Aux termes du procès-verbal de réunion du 21 novembre 2012, les parties sont toutefois convenues que les 23 conventions supplémentaires signées sur Marseille seront réceptionnées sur la commande toujours en cours sur Cannes, la facture étant à émettre sur la commande 4400576311.
Le montant des prestations n'est pas contesté par SFR qui prétend avoir payé, le tribunal jugeant toutefois que SFR n'a pas apporté de justificatif probant de ce règlement.
Le tableau des payements faits par la société SFR à la société AGEM, comportant notamment le numéro de la commande, le nom du fournisseur, la date de la facture, la date et le montant des payements, le dernier règlement de 17 527 euros fait le 14 décembre 2012 concernant la clôture de l'activité de Marseille, éléments permettant d'identifier la créance, est suffisamment probant de la prétention de la société SFR de sorte la société AGEM n'est pas fondée à solliciter le payement de la somme de 71 040,01 euros.
Le payement total effectué par la société SFR s'élevant à 78 054,54 euros, soit un montant supérieur au montant réclamé par la société AGEM au titre de la perte de chance, le jugement dont appel est infirmé en ce qu'il a condamné la société SFR à payer à la société AGEM la somme de 71 040,01 euros.
- Sur les relations contractuelles sur le secteur de Marseille :
L'accord des parties sur l'écartement des conventions postérieures au 21 novembre 2012 n'étant pas valablement contesté par l'intimée, c'est par des motifs pertinents que la cour adopte, en l'absence de moyens nouveau soumis à la juridiction, que le tribunal a débouté la société AGEM de sa demande de sorte que le jugement entrepris est confirmé de ce chef.
Sur les demandes de payement de factures :
L'accord des parties sur l'écartement des conventions postérieures au 21 novembre 2012 n'étant pas valablement contesté par l'intimée, c'est par des motifs pertinents que la cour adopte en l'absence de moyens nouveau soumis à la juridiction, que le tribunal a débouté la société AGEM de sa demande de sorte que le jugement entrepris est confirmé de ce chef.
Sur la demande indemnitaire de la société SFR :
L'appelante justifie de l'inexécution d'obligations contractuelles par la société AGEM dans la saisie d'informations permettant d'identifier les logements à relier, la communication d'informations à SFR, pour l'établissement des facturations, nécessitant de recourir à un prestataire extérieur, entraînant ainsi pour cette société, des frais supplémentaires qui ne sont pas contestés ainsi qu'un préjudice d'image certain et actuel auprès des syndics et bailleurs.

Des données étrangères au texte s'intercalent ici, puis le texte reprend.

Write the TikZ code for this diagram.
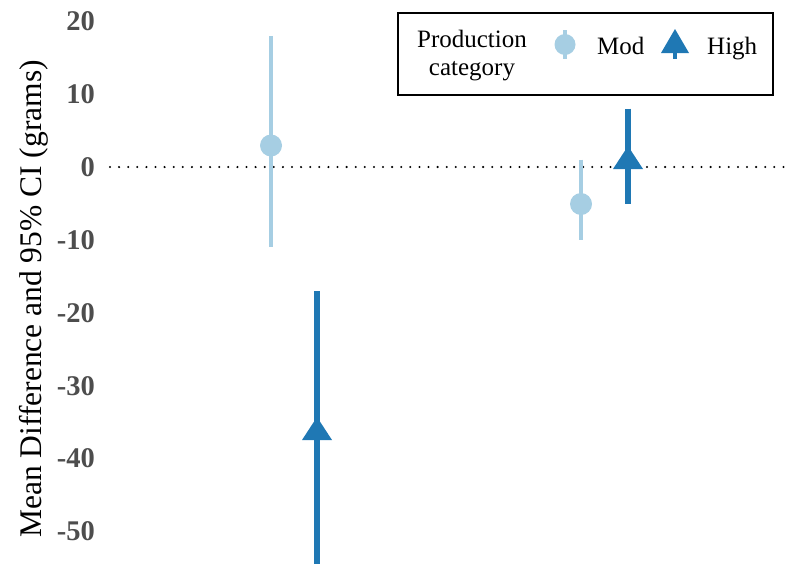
\documentclass[tikz,border=0pt]{standalone}
\usepackage{fontspec}
\setmainfont{Liberation Serif}
\definecolor{lightb}{HTML}{A6CEE3}
\definecolor{darkb}{HTML}{1F78B4}
\definecolor{tickgray}{HTML}{4D4D4D}
\tikzset{
  modci/.style={draw=lightb, line width=4.8pt},
  highci/.style={draw=darkb, line width=5.2pt},
  modpt/.style={circle, fill=lightb, minimum size=22pt, inner sep=0pt},
  ticklab/.style={anchor=east, text=tickgray, font=\fontsize{28.5}{32}\selectfont\bfseries, inner sep=0pt},
  legtext/.style={font=\fontsize{25}{28}\selectfont, inner sep=0pt, anchor=base west},
  zeroline/.style={draw=black, line width=2.3pt, dash pattern=on 0pt off 9.1pt, line cap=round}
}
\begin{document}
\begin{tikzpicture}[x=1pt,y=-1pt]
\useasboundingbox (0,0) rectangle (786,563);
\clip (0,0) rectangle (786,563);
% zero line
\coordinate (z0) at (110,167);
\coordinate (z1) at (786,167);
\draw[zeroline] (z0) -- (z1);
% tick labels
\foreach \v/\lab in {20/20,10/10,0/0,-10/-10,-20/-20,-30/-30,-40/-40,-50/-50}{
  \node[ticklab] (t\lab) at (95,{167-7.29*\v}) {\lab};
}
% axis title
\node[rotate=90, anchor=base, inner sep=0pt, font=\fontsize{31.5}{35}\selectfont] (ytitle) at (41,299) {Mean Difference and 95\% CI (grams)};
% Mod 1
\coordinate (m1a) at (271,35.8);
\coordinate (m1b) at (271,247.2);
\draw[modci] (m1a) -- (m1b);
\node[modpt] (m1) at (271,145.5) {};
% High 1
\coordinate (h1a) at (317,291);
\coordinate (h1b) at (317,570);
\draw[highci] (h1a) -- (h1b);
\fill[darkb] (317,417) -- (332,440) -- (302,440) -- cycle;
% Mod 2
\coordinate (m2a) at (581,159.7);
\coordinate (m2b) at (581,240);
\draw[modci] (m2a) -- (m2b);
\node[modpt] (m2) at (581,204) {};
% High 2
\coordinate (h2a) at (628,108.7);
\coordinate (h2b) at (628,203.5);
\draw[highci] (h2a) -- (h2b);
\fill[darkb] (628,146) -- (643,169) -- (613,169) -- cycle;
% legend
\draw[black, line width=2pt] (398,13) rectangle (773,95);
\node[font=\fontsize{25}{28}\selectfont, inner sep=0pt, anchor=base] (lt1) at (472,47) {Production};
\node[font=\fontsize{25}{28}\selectfont, inner sep=0pt, anchor=base] (lt2) at (472,75) {category};
\coordinate (lma) at (565,30);
\coordinate (lmb) at (565,59);
\draw[draw=lightb, line width=4pt] (lma) -- (lmb);
\node[modpt, minimum size=21pt] (lm) at (565,44.5) {};
\node[legtext] (lmod) at (597,54) {Mod};
\coordinate (lha) at (675,45);
\coordinate (lhb) at (675,59);
\draw[draw=darkb, line width=4.5pt] (lha) -- (lhb);
\fill[darkb] (675,29) -- (689,53) -- (661,53) -- cycle;
\node[legtext] (lhigh) at (707,54) {High};
\end{tikzpicture}
\end{document}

Il en résulte l'infirmation du jugement et la condamnation de la société AGEM à payer à la société SFR, au vu des éléments dont la cour dispose, la somme de 10 000 euros en indemnisation intégrale du préjudice subi.
Par ces motifs : LA COUR, Infirme le jugement dont appel sauf du chef de la condamnation de la société AGEMudit de Gestion Expertise Management à payer à la Société Française du Radiotéléphone la somme de 9 180 euros ; Statuant à nouveau, Déboute la société AGEMudit de Gestion Expertise Management de l'intégralité de ses demandes ; Condamne la société AGEMudit de Gestion Expertise Management à payer à la Société Française du Radiotéléphone la somme de 10 000 euros à titre de dommages et intérêts ; Vu l'article 700 du Code de procédure civile, Condamne la société AGEMudit de Gestion Expertise Management à payer à la Société Française du Radiotéléphone la somme de 8 000 euros ; Déboute les parties de plus amples conclusions ; Condamne la société AGEMudit de Gestion Expertise Management aux entiers dépens.